Gaspare Spatuzza si è commosso in aula pensando a quello che ha fatto (le stragi di mafia del 1992 e 1993) ma soprattutto a quello che non ha fatto, cioè dire la verità per scagionare gli innocenti che aveva davanti in carcere. Sapeva benissimo che erano stati condannati per i reati che lui (non loro) aveva commesso. Eppure da buon mafioso stava in silenzio. Vedeva la loro disperazione e teneva dentro la sua ma non parlava. Lo ha raccontato, prima di accennare un pianto soffocato davanti al Tribunale di Caltanissetta, in trasferta a Roma per sentire i collaboratori di giustizia nel processo ai tre poliziotti accusati di calunnia aggravata: Mario Bo, Michele Ribaudo e Fabrizio Mattei.

Nell’agosto del 1997 il braccio destro di Giuseppe Graviano, nominato reggente del mandamento di Brancaccio, dopo l’arresto dei fratelli Giuseppe e Filippo Graviano e del loro erede Antonino Mangano, finisce nel carcere di Parma. Il destino lo porta a condividere la detenzione con Gaetano Murana, condannato perché avrebbe partecipato alla strage di via D’Amelio facendo addirittura da battistrada nel trasporto della Fiat 126 imbottita di esplosivo in via D’Amelio e Giuseppe Orofino, il carrozziere condannato perché avrebbe aiutato Cosa Nostra nella preparazione dell’autobomba. Entrambi non c’entravano nulla con la strage che costò la vita a Paolo Borsellino e ai membri della scorta, Emanuela Loi, Walter Eddie Cosina, Agostino Catalano, Claudio Traina e Vincenzo Li Muli.

Gaetano Murana e Giuseppe Orofino come Cosimo Vernengo, Natale Gambino, Salvatore Profeta, Giuseppe La Mattina, Gaetano Scotto, Vincenzo Scarantino e Salvatore Candura erano stati incastrati dalle false dichiarazioni del pentito ‘farlocco’ Vincenzo Scarantino.
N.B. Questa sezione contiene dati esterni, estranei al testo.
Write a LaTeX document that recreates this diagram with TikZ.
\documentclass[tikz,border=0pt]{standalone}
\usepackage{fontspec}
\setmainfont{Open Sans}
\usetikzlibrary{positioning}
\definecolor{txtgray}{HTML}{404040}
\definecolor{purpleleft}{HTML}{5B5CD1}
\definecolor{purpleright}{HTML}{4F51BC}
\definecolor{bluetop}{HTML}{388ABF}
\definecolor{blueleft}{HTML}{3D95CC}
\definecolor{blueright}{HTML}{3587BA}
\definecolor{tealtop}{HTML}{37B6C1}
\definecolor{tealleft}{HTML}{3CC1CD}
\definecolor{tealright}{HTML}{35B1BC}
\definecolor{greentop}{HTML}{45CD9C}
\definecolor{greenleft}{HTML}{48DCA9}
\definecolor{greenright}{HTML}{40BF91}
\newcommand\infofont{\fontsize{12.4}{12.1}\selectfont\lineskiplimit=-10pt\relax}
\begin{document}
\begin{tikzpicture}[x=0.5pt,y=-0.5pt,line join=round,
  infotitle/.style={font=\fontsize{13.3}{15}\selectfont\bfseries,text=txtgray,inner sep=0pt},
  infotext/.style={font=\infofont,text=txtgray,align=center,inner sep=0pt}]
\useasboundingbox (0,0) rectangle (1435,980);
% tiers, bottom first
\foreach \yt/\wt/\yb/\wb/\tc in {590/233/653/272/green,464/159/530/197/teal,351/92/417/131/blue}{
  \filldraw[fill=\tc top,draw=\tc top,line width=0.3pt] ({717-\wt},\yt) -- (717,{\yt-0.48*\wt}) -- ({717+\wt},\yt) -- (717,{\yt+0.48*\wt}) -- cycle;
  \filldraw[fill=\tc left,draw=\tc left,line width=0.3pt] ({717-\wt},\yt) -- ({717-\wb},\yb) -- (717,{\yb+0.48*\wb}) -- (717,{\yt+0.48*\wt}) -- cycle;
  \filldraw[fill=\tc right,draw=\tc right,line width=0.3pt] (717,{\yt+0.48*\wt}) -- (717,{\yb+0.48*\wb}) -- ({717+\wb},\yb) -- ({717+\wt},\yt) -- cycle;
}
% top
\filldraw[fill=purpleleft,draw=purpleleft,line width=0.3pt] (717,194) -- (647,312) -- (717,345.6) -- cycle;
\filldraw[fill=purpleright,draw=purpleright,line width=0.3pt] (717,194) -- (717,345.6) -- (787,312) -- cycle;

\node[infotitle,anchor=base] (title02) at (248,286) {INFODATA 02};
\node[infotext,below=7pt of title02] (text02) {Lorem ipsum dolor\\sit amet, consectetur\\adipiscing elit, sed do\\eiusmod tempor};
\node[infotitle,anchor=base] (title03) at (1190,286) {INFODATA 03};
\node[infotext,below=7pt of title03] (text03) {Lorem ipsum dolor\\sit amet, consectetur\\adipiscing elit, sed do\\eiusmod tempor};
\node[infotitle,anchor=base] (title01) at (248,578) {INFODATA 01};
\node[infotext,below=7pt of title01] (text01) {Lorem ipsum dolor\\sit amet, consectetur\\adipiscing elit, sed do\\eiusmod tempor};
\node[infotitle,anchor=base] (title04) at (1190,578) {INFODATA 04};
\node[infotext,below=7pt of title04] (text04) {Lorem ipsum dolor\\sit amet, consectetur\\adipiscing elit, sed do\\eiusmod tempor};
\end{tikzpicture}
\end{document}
Spatuzza sapeva benissimo che Orofino e Murana erano innocenti. Nel 1998, durante un colloquio investigativo alla presenza dell’allora Procuratore Pietro Grasso, senza auto-accusarsi, fece capire al pm che Scarantino mentiva. Poi però Spatuzza allora non si pentì. Solo dopo una conversione profonda passò dalla parte della legge 9 anni dopo. Così quella mezza ammissione restò in un cassetto della Direzione Nazionale Antimafia, poiché non aveva nessun valore.

Il pm Stefano Luciani, distaccato a Caltanissetta per seguire insieme all’aggiunto Gabriele Paci il processo ai tre poliziotti, nel suo esame testimoniale sottolinea questo punto delicato. Luciani cerca di entrare nella mente di Spatuzza e gli chiede cosa pensasse quando incrociava in cella lo sguardo di Murana. Quando il pm lo incalza, Gaspare Spatuzza (che nei suoi decenni bui fu responsabile di una quarantina di omicidi) si commuove. Gli avvocati di parte civile lo invitano ad andare avanti e ad alzare la voce. Mentre i due pm presenti in aula a Roma, come il presidente del Tribunale Francesco D’Arrigo sono più comprensivi. I magistrati aspettano alcuni secondi e il collaboratore rinfrancato riprende il suo discorso.

Spatuzza conclude con una constatazione amara: “Il carcere è più duro per un innocente”.